However, they have a week to go crazy beforehand, and so they do with pancakes, and other traditional Russian foods. Of which, one Russian food, Blin is a traditional staple. Blin is essentially a crepe, and for all those that want to make it here is a fun recipe:
2/3 cup warm milk
½ tsp honey
1 pkt dry yeast
2 tbl melted butter, cooled
½ cup flour, plus 2 tbl flour
1 pch salt
2 eggs, whisked together
1 potato, cut in half
vegetable oil or butter for frying
Preparation: Combine milk, honey and yeast in a medium bowl. Whisk together and let stand until foamy. Stir in cooled butter. In a separate bowl combine the flours, salt and baking powder. Make an indentation in the center of the dry mixture and stir in liquid mixture, slowly, until blended. Without stirring vigorously, blend in whisked eggs just until combined. Cover and let rise at room temperature for about 1 1/2 hours or until doubled in volume.

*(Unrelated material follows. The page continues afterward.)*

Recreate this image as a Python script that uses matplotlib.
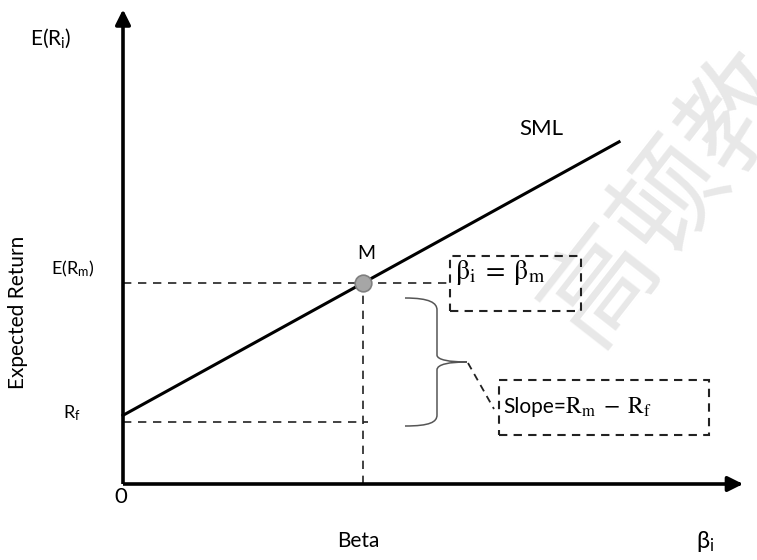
import matplotlib
matplotlib.use("Agg")
import matplotlib.pyplot as plt
from matplotlib.patches import Rectangle, PathPatch
from matplotlib.path import Path

plt.rcParams['font.family'] = ['Lato', 'DejaVu Sans']
plt.rcParams['mathtext.fontset'] = 'custom'
plt.rcParams['mathtext.rm'] = 'Lato'
plt.rcParams['mathtext.it'] = 'Lato'

# ---- data ----
rf = 0.041          # risk-free rate (intercept)
rf_level = 0.037    # dashed R_f guide level
rm = 0.12           # expected market return
beta_m = 1.0        # market beta
beta_end = 2.067    # end of the SML drawn
sml_beta = [0.0, beta_m, beta_end]
sml_ret = [rf, rm, rf + (rm - rf) * beta_end]
x_max_axis = 2.59
y_max_axis = 0.284

fig = plt.figure(figsize=(7.57, 5.6), dpi=100)
ax = fig.add_axes([0, 0, 1, 1])
ax.set_xlim(-0.5125, 2.6417)
ax.set_ylim(-0.04537, 0.28896)
ax.axis('off')


def px(x, y):
    return ((x - 123) / 240, (484 - y) / 1675)


# watermark
wx, wy = px(670, 198)
ax.text(wx, wy, '高顿教', fontsize=80, color='#e8e8e8', rotation=52,
        ha='center', va='center', family=['Noto Sans CJK SC', 'DejaVu Sans'],
        fontweight='light', zorder=0, rotation_mode='anchor')

# axes with arrows
ax.plot([0, x_max_axis - 0.04], [0, 0], color='black', lw=2.6, solid_capstyle='butt', zorder=3)
ax.plot([0, 0], [0, y_max_axis - 0.006], color='black', lw=2.6, solid_capstyle='butt', zorder=3)
ax.annotate('', xy=(x_max_axis + 0.005, 0), xytext=(x_max_axis - 0.05, 0),
            arrowprops=dict(arrowstyle='-|>,head_length=0.9,head_width=0.45', color='black', lw=2.6))
ax.annotate('', xy=(0, y_max_axis + 0.001), xytext=(0, y_max_axis - 0.012),
            arrowprops=dict(arrowstyle='-|>,head_length=0.9,head_width=0.45', color='black', lw=2.6))

# SML
ax.plot([sml_beta[0], sml_beta[2]], [sml_ret[0], sml_ret[2]], color='black', lw=2.2, zorder=3)

# dashed guides
dash = dict(color='#222222', lw=1.2, linestyle=(0, (5, 4)), zorder=2)
ax.plot([0, 1.355], [rm, rm], **dash)
ax.plot([beta_m, beta_m], [0, rm], **dash)
ax.plot([0, 1.02], [rf_level, rf_level], **dash)

# market point
ax.plot([beta_m], [rm], 'o', markersize=12, markerfacecolor='#a6a6a6',
        markeredgecolor='#7f7f7f', markeredgewidth=1.2, zorder=4)

# labels
fs = 15
ax.text(*px(51, 38), r'E(R$_{\mathrm{i}}$)', fontsize=fs, ha='center', va='center')
ax.text(*px(73, 269), r'E(R$_{\mathrm{m}}$)', fontsize=fs - 2, ha='center', va='center')
ax.text(*px(72, 413), r'R$_{\mathrm{f}}$', fontsize=fs - 2, ha='center', va='center')
ax.text(*px(121, 497), '0', fontsize=fs + 1, ha='center', va='center')
ax.text(*px(358, 541), 'Beta', fontsize=fs, ha='center', va='center')
ax.text(*px(705, 541), r'β$_{\mathrm{i}}$', fontsize=fs + 2, ha='center', va='center')
ax.text(*px(18, 312), 'Expected Return', fontsize=fs, ha='center', va='center', rotation=90)
ax.text(*px(366, 253), 'M', fontsize=fs - 1, ha='center', va='center')
ax.text(*px(541, 129), 'SML', fontsize=fs + 1, ha='center', va='center')

# box 1
ax.add_patch(Rectangle(px(450, 311), (581 - 450) / 240, 55 / 1675,
                       fill=False, ec='#222222', lw=1.5, linestyle=(0, (4, 3)), zorder=3))
ax.text(*px(455, 272), r'$\mathrm{β}_\mathrm{i}\;=\;\mathrm{β}_\mathrm{m}$', fontsize=20,
        ha='left', va='center', math_fontfamily='stix')

# box 2
ax.add_patch(Rectangle(px(499, 435), (709 - 499) / 240, 55 / 1675,
                       fill=False, ec='#222222', lw=1.5, linestyle=(0, (4, 3)), zorder=3))
slope = ax.text(*px(503, 407), 'Slope=', fontsize=15, ha='left', va='center')
ax.annotate(r'$\mathrm{R}_\mathrm{m}\;-\;\mathrm{R}_\mathrm{f}$', xy=(1.0, 0.5), xycoords=slope,
            xytext=(-1, 0), textcoords='offset points',
            fontsize=17, ha='left', va='center', math_fontfamily='stix')

# brace
verts = [px(405, 298), px(430, 298), px(437, 303), px(437, 310),
         px(437, 355),
         px(437, 360), px(450, 362), px(467, 362),
         px(450, 362), px(437, 364), px(437, 370),
         px(437, 415),
         px(437, 422), px(430, 426), px(405, 426)]
codes = [Path.MOVETO, Path.CURVE4, Path.CURVE4, Path.CURVE4,
         Path.LINETO,
         Path.CURVE4, Path.CURVE4, Path.CURVE4,
         Path.CURVE4, Path.CURVE4, Path.CURVE4,
         Path.LINETO,
         Path.CURVE4, Path.CURVE4, Path.CURVE4]
ax.add_patch(PathPatch(Path(verts, codes), fill=False, ec='#555555', lw=1.1, zorder=3))

# leader
a, b = px(468, 363), px(494, 409)
ax.plot([a[0], b[0]], [a[1], b[1]], color='#222222', lw=1.3, linestyle=(0, (4, 3)), zorder=3)

fig.savefig('out.png', dpi=100)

Cooking: Heat a thick-bottomed skillet (or a blini, crepe, or plett pan) over medium-high heat. Dip the halved potato in oil, or coat with butter and grease the pan lightly (this is the traditional way, a paper towel or oil brush may also be used). Pour some batter in the pan. Some chefs use a special "blini roller" to spread the batter evenly and paper-thin, otherwise, move the pan while pouring to help spread the batter, or make very small bliny, which will be able to spread themselves (use about 1 tbl.). When the blin is golden brown on its underside (should happen in under 1 minute), flip over and brown the other side. Repeat.
Presentation: Blini are remarkably versatile and may be served with nearly anything from caviar to salmon to cottage cheese to sour cream to jam to honey. Place your filling in the center of the blin. For larger blin, fold once in half, then thrice lengthwise to form a small triangle.